§ **EXERCISE DETAILS**: Check each line of the material below, and copy it if it holds the string "this".

>> Start DATA SECTION

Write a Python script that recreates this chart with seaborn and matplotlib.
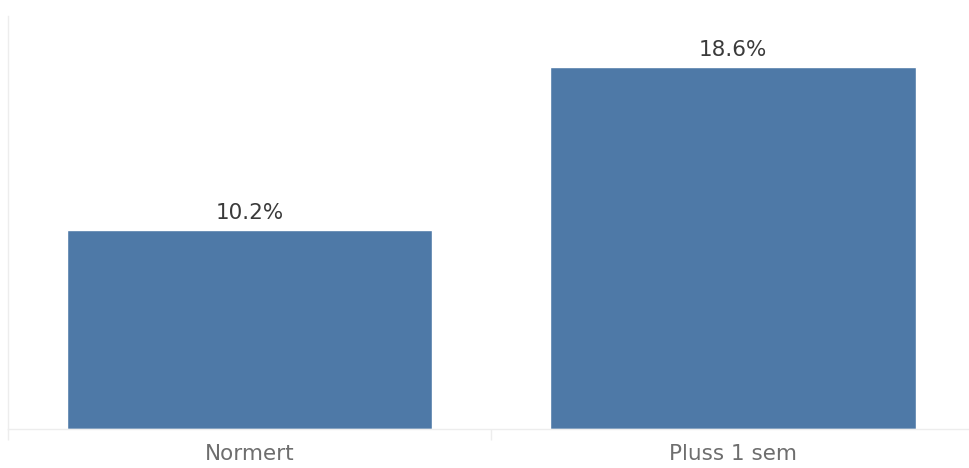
import pandas as pd
import seaborn as sns
import matplotlib.pyplot as plt

# Data
categories = ["Normert", "Pluss 1 sem"]
values = [10.2, 18.6]
value_labels = ["10.2%", "18.6%"]

df = pd.DataFrame({"Kategori": categories, "Andel": values})

sns.set_style("white")
plt.rcParams["font.family"] = ["DejaVu Sans"]

fig = plt.figure(figsize=(9.69, 4.68), dpi=100)
ax = fig.add_axes([8 / 969, 39 / 468, 1 - 8 / 969, 413 / 468])

sns.barplot(data=df, x="Kategori", y="Andel", color="#4e79a7", saturation=1,
            width=0.756, ax=ax)

ax.set_xlim(-0.5, 1.488)
ax.set_ylim(0, 21.2)

# value labels on top of bars
for i, v in enumerate(values):
    ax.annotate(value_labels[i], (i, v), xytext=(0, 8), textcoords="offset points",
                ha="center", va="baseline", fontsize=15.5, color="#3a3a3a")

# axis styling
for s in ["top", "right"]:
    ax.spines[s].set_visible(False)
ax.spines["left"].set_color("#ededed")
ax.spines["left"].set_linewidth(1)
ax.spines["bottom"].set_color("#ededed")
ax.spines["bottom"].set_linewidth(1)
ax.set_yticks([])
ax.set_xlabel("")
ax.set_ylabel("")

# category dividers below the baseline
ax.set_xticks([-0.5, 0.5], minor=True)
ax.tick_params(axis="x", which="minor", bottom=True, length=8,
               color="#ededed", width=1)
ax.tick_params(axis="x", which="major", length=0, labelsize=15.5,
               labelcolor="#6e6e6e", pad=11)

fig.savefig("out.png", dpi=100)
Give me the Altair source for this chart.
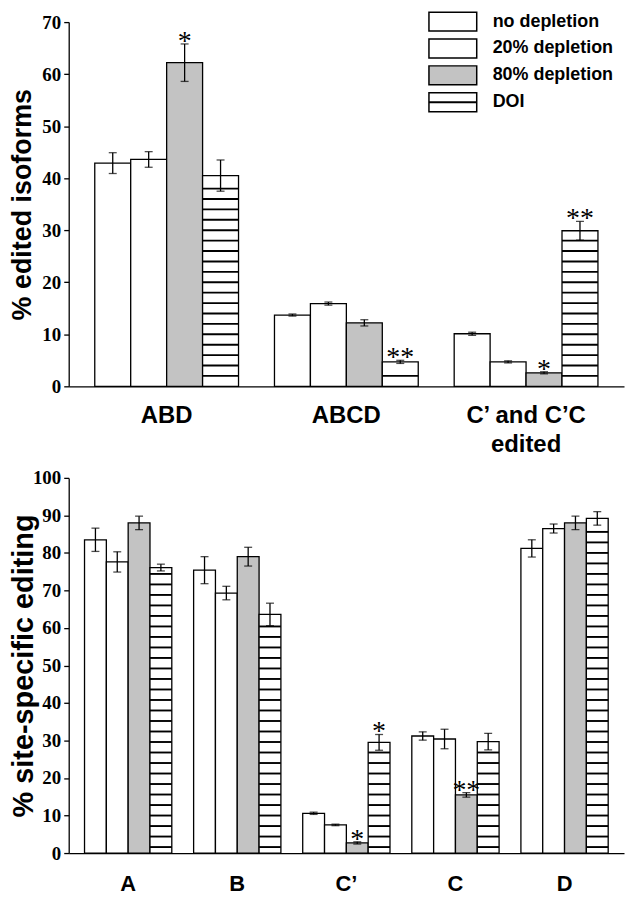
import altair as alt
import pandas as pd

# ---------------- data ----------------
series = ["no depletion", "20% depletion", "80% depletion", "DOI"]
fills = ["white", "white", "#c3c3c3", "white"]

top_groups = ["ABD", "ABCD", "C\u2019 and C\u2019C\nedited"]
top_no = [42.9, 13.7, 10.1]
top_20 = [43.6, 15.9, 4.7]
top_80 = [62.2, 12.2, 2.6]
top_doi = [40.5, 4.7, 29.9]
top_no_err = [2.0, 0.2, 0.3]
top_20_err = [1.5, 0.3, 0.2]
top_80_err = [3.6, 0.6, 0.2]
top_doi_err = [3.0, 0.3, 1.8]
top_80_sig = ["*", "", "*"]
top_doi_sig = ["", "**", "**"]

bot_groups = ["A", "B", "C\u2019", "C", "D"]
bot_no = [83.5, 75.4, 10.6, 31.2, 81.2]
bot_20 = [77.6, 69.3, 7.5, 30.4, 86.5]
bot_80 = [88.0, 79.0, 2.7, 15.5, 88.0]
bot_doi = [76.1, 63.6, 29.5, 29.7, 89.2]
bot_no_err = [3.1, 3.6, 0.3, 1.1, 2.3]
bot_20_err = [2.7, 1.8, 0.2, 2.6, 1.2]
bot_80_err = [1.8, 2.5, 0.3, 0.6, 1.8]
bot_doi_err = [0.9, 3.0, 2.1, 2.2, 1.8]
bot_80_sig = ["", "", "*", "**", ""]
bot_doi_sig = ["", "", "*", "", ""]


def make_df(groups, vals, errs, sigs):
    rows = []
    for s, v, e, m in zip(series, vals, errs, sigs):
        for i, g in enumerate(groups):
            rows.append(dict(group=g, series=s, value=v[i], err=e[i], sig=m[i]))
    df = pd.DataFrame(rows)
    df["lo"] = df["value"] - df["err"]
    df["hi"] = df["value"] + df["err"]
    return df


top_df = make_df(top_groups, [top_no, top_20, top_80, top_doi],
                 [top_no_err, top_20_err, top_80_err, top_doi_err],
                 [[""] * 3, [""] * 3, top_80_sig, top_doi_sig])
bot_df = make_df(bot_groups, [bot_no, bot_20, bot_80, bot_doi],
                 [bot_no_err, bot_20_err, bot_80_err, bot_doi_err],
                 [[""] * 5, [""] * 5, bot_80_sig, bot_doi_sig])


def stripe_df(df, start, step, thick):
    rows = []
    for _, r in df[df["series"] == "DOI"].iterrows():
        y = start
        while y < r["value"] - 0.35 * step:
            rows.append(dict(group=r["group"], series=r["series"],
                             y=y - thick / 2, y2=y + thick / 2))
            y += step
    return pd.DataFrame(rows)


SANS = "Liberation Sans"
SERIF = "Liberation Serif"
W = 558
fill_scale = alt.Scale(domain=series, range=fills)


def panel(df, groups, ymax, height, title, title_size, title_x, label_size, label_pad,
          p_outer, s_start, s_step):
    x = alt.X("group:N", sort=groups,
              scale=alt.Scale(domain=groups, paddingInner=0.2, paddingOuter=p_outer),
              axis=alt.Axis(title=None, ticks=False, labelAngle=0,
                            labelExpr="split(datum.label, '\\n')",
                            labelFont=SANS, labelFontSize=label_size,
                            labelFontWeight="bold", labelColor="black",
                            labelPadding=label_pad, labelLineHeight=29,
                            domainColor="black", domainWidth=1.3))
    xo = alt.XOffset("series:N", sort=series,
                     scale=alt.Scale(domain=series, paddingInner=0, paddingOuter=0))
    yscale = alt.Scale(domain=[0, ymax], nice=False)
    yaxis = alt.Axis(title=title, values=list(range(0, ymax + 1, 10)), grid=False,
                     tickSize=5, tickColor="black", tickWidth=1.3,
                     domainColor="black", domainWidth=1.3,
                     labelFont=SERIF, labelFontSize=19, labelFontWeight="bold",
                     labelColor="black", labelPadding=3,
                     titleFont=SANS, titleFontSize=title_size, titleFontWeight="bold",
                     titleColor="black", titleX=title_x)
    base = alt.Chart(df)
    bars = base.mark_bar(stroke="black", strokeWidth=1.3).encode(
        x=x, xOffset=xo,
        y=alt.Y("value:Q", scale=yscale, axis=yaxis),
        fill=alt.Fill("series:N", scale=fill_scale, legend=None))
    thick = 1.9 * ymax / height
    stripes = alt.Chart(stripe_df(df, s_start, s_step, thick)).mark_bar(
        color="black").encode(
        x=x, xOffset=xo,
        y=alt.Y("y:Q", scale=yscale, axis=yaxis), y2="y2:Q")
    err = base.mark_rule(color="black", strokeWidth=1.3).encode(
        x=x, xOffset=xo, y=alt.Y("lo:Q", scale=yscale, axis=yaxis), y2="hi:Q")
    cap_lo = base.mark_tick(color="black", size=8, thickness=1.3).encode(
        x=x, xOffset=xo, y=alt.Y("lo:Q", scale=yscale, axis=yaxis))
    cap_hi = base.mark_tick(color="black", size=8, thickness=1.3).encode(
        x=x, xOffset=xo, y=alt.Y("hi:Q", scale=yscale, axis=yaxis))
    stars = base.transform_filter("datum.sig != ''").mark_text(
        font=SERIF, fontSize=28, baseline="alphabetic", dy=6, color="black").encode(
        x=x, xOffset=xo, y=alt.Y("hi:Q", scale=yscale, axis=yaxis), text="sig:N")
    return alt.layer(bars, stripes, err, cap_lo, cap_hi, stars)


# ---------------- legend (drawn as a guide layer in the top panel) ----------------
leg_df = pd.DataFrame({"series": series})
leg_y = alt.Y("series:N", sort=series,
              scale=alt.Scale(domain=series, range=[-10, 90], paddingInner=0.296,
                              paddingOuter=0),
              axis=None)
leg_base = alt.Chart(leg_df)
leg_boxes = leg_base.mark_rect(stroke="black", strokeWidth=1.5).encode(
    x=alt.value(362), x2=alt.value(410), y=leg_y,
    fill=alt.Fill("series:N", scale=fill_scale, legend=None))
leg_line = leg_base.transform_filter("datum.series == 'DOI'").mark_rule(
    color="black", strokeWidth=2).encode(x=alt.value(362), x2=alt.value(410), y=leg_y)
leg_text = leg_base.mark_text(align="left", baseline="middle", font=SANS,
                              fontSize=18, fontWeight="bold", color="black").encode(
    x=alt.value(426), y=leg_y, text="series:N")
legend = alt.layer(leg_boxes, leg_line, leg_text)

TOP_H = 366
BOT_H = 377
top_plot = panel(top_df, top_groups, 70, TOP_H, "% edited isoforms", 27, -32.5, 24, 17,
                 0.145, 2.0, 2.0)
top = alt.layer(top_plot, legend).resolve_scale(y="independent").properties(
    width=W, height=TOP_H)
bottom = panel(bot_df, bot_groups, 100, BOT_H, "% site-specific editing", 29, -30.5, 22, 21,
               0.145, 1.6, 2.8).properties(width=W, height=BOT_H)

chart = alt.vconcat(top, bottom, spacing=11).resolve_scale(
    xOffset="independent"
).properties(
    padding=0, background="white"
).configure_view(stroke="transparent")

chart.save("out.html", embed_options={"renderer": "svg", "actions": False})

>> End DATA SECTION

§ **PROBLEM SOLUTION**:
Write a Python script that recreates this chart with seaborn and matplotlib.
Give me the Altair source for this chart.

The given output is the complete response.